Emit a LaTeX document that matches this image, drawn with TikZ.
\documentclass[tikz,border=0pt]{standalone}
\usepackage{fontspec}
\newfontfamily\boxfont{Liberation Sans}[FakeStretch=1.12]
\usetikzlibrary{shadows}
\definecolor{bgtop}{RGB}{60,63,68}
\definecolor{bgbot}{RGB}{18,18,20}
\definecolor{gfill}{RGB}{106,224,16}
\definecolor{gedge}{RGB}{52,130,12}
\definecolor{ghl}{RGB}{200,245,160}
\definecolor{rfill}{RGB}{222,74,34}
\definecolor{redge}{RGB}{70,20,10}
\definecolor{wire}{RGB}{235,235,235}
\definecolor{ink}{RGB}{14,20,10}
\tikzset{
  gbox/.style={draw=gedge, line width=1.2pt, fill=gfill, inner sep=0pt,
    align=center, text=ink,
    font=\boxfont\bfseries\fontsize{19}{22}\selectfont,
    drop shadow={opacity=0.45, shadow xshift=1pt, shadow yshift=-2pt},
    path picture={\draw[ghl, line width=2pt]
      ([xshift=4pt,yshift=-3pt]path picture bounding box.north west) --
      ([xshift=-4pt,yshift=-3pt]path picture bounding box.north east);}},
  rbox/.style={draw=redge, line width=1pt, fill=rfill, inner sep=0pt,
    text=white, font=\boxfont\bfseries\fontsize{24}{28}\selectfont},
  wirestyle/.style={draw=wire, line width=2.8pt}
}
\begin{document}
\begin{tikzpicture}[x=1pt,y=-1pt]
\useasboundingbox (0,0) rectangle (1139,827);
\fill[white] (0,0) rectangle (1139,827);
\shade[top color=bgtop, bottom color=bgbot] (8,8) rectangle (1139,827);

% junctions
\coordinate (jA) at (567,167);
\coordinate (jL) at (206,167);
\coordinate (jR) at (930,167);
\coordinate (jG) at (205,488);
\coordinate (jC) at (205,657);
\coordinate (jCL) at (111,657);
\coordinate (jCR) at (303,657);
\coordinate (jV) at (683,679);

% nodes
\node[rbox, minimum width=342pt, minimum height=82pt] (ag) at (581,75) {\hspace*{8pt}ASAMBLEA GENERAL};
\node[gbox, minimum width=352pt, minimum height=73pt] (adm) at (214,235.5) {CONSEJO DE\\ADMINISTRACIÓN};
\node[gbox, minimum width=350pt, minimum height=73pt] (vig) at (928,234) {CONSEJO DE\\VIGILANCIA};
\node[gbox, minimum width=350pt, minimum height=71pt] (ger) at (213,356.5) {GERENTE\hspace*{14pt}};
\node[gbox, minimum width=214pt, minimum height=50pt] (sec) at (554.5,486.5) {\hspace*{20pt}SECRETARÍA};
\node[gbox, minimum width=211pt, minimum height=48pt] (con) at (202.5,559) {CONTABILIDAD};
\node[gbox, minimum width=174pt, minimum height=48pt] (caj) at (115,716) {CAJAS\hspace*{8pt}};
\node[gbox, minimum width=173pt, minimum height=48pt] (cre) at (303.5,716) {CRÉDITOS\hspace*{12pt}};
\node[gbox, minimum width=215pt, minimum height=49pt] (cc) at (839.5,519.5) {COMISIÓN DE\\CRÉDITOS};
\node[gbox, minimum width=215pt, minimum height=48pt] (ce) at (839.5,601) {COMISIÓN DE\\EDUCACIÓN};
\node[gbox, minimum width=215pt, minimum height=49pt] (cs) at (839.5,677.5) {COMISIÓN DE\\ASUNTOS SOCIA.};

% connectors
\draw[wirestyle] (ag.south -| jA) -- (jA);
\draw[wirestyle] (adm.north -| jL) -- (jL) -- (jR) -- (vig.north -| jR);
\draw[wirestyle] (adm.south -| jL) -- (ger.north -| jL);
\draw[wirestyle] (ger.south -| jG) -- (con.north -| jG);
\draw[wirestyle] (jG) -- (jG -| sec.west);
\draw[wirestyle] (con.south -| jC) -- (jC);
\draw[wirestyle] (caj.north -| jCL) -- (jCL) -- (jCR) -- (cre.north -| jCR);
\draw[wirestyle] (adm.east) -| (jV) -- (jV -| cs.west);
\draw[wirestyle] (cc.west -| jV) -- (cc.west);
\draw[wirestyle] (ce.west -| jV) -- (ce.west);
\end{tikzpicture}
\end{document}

+ + +

TASK REQUIREMENTS: Print the listing above in its entirety, with every line exact.

FINAL ANSWER:
Emit a LaTeX document that matches this image, drawn with TikZ.
\documentclass[tikz,border=0pt]{standalone}
\usepackage{fontspec}
\newfontfamily\boxfont{Liberation Sans}[FakeStretch=1.12]
\usetikzlibrary{shadows}
\definecolor{bgtop}{RGB}{60,63,68}
\definecolor{bgbot}{RGB}{18,18,20}
\definecolor{gfill}{RGB}{106,224,16}
\definecolor{gedge}{RGB}{52,130,12}
\definecolor{ghl}{RGB}{200,245,160}
\definecolor{rfill}{RGB}{222,74,34}
\definecolor{redge}{RGB}{70,20,10}
\definecolor{wire}{RGB}{235,235,235}
\definecolor{ink}{RGB}{14,20,10}
\tikzset{
  gbox/.style={draw=gedge, line width=1.2pt, fill=gfill, inner sep=0pt,
    align=center, text=ink,
    font=\boxfont\bfseries\fontsize{19}{22}\selectfont,
    drop shadow={opacity=0.45, shadow xshift=1pt, shadow yshift=-2pt},
    path picture={\draw[ghl, line width=2pt]
      ([xshift=4pt,yshift=-3pt]path picture bounding box.north west) --
      ([xshift=-4pt,yshift=-3pt]path picture bounding box.north east);}},
  rbox/.style={draw=redge, line width=1pt, fill=rfill, inner sep=0pt,
    text=white, font=\boxfont\bfseries\fontsize{24}{28}\selectfont},
  wirestyle/.style={draw=wire, line width=2.8pt}
}
\begin{document}
\begin{tikzpicture}[x=1pt,y=-1pt]
\useasboundingbox (0,0) rectangle (1139,827);
\fill[white] (0,0) rectangle (1139,827);
\shade[top color=bgtop, bottom color=bgbot] (8,8) rectangle (1139,827);

% junctions
\coordinate (jA) at (567,167);
\coordinate (jL) at (206,167);
\coordinate (jR) at (930,167);
\coordinate (jG) at (205,488);
\coordinate (jC) at (205,657);
\coordinate (jCL) at (111,657);
\coordinate (jCR) at (303,657);
\coordinate (jV) at (683,679);

% nodes
\node[rbox, minimum width=342pt, minimum height=82pt] (ag) at (581,75) {\hspace*{8pt}ASAMBLEA GENERAL};
\node[gbox, minimum width=352pt, minimum height=73pt] (adm) at (214,235.5) {CONSEJO DE\\ADMINISTRACIÓN};
\node[gbox, minimum width=350pt, minimum height=73pt] (vig) at (928,234) {CONSEJO DE\\VIGILANCIA};
\node[gbox, minimum width=350pt, minimum height=71pt] (ger) at (213,356.5) {GERENTE\hspace*{14pt}};
\node[gbox, minimum width=214pt, minimum height=50pt] (sec) at (554.5,486.5) {\hspace*{20pt}SECRETARÍA};
\node[gbox, minimum width=211pt, minimum height=48pt] (con) at (202.5,559) {CONTABILIDAD};
\node[gbox, minimum width=174pt, minimum height=48pt] (caj) at (115,716) {CAJAS\hspace*{8pt}};
\node[gbox, minimum width=173pt, minimum height=48pt] (cre) at (303.5,716) {CRÉDITOS\hspace*{12pt}};
\node[gbox, minimum width=215pt, minimum height=49pt] (cc) at (839.5,519.5) {COMISIÓN DE\\CRÉDITOS};
\node[gbox, minimum width=215pt, minimum height=48pt] (ce) at (839.5,601) {COMISIÓN DE\\EDUCACIÓN};
\node[gbox, minimum width=215pt, minimum height=49pt] (cs) at (839.5,677.5) {COMISIÓN DE\\ASUNTOS SOCIA.};

% connectors
\draw[wirestyle] (ag.south -| jA) -- (jA);
\draw[wirestyle] (adm.north -| jL) -- (jL) -- (jR) -- (vig.north -| jR);
\draw[wirestyle] (adm.south -| jL) -- (ger.north -| jL);
\draw[wirestyle] (ger.south -| jG) -- (con.north -| jG);
\draw[wirestyle] (jG) -- (jG -| sec.west);
\draw[wirestyle] (con.south -| jC) -- (jC);
\draw[wirestyle] (caj.north -| jCL) -- (jCL) -- (jCR) -- (cre.north -| jCR);
\draw[wirestyle] (adm.east) -| (jV) -- (jV -| cs.west);
\draw[wirestyle] (cc.west -| jV) -- (cc.west);
\draw[wirestyle] (ce.west -| jV) -- (ce.west);
\end{tikzpicture}
\end{document}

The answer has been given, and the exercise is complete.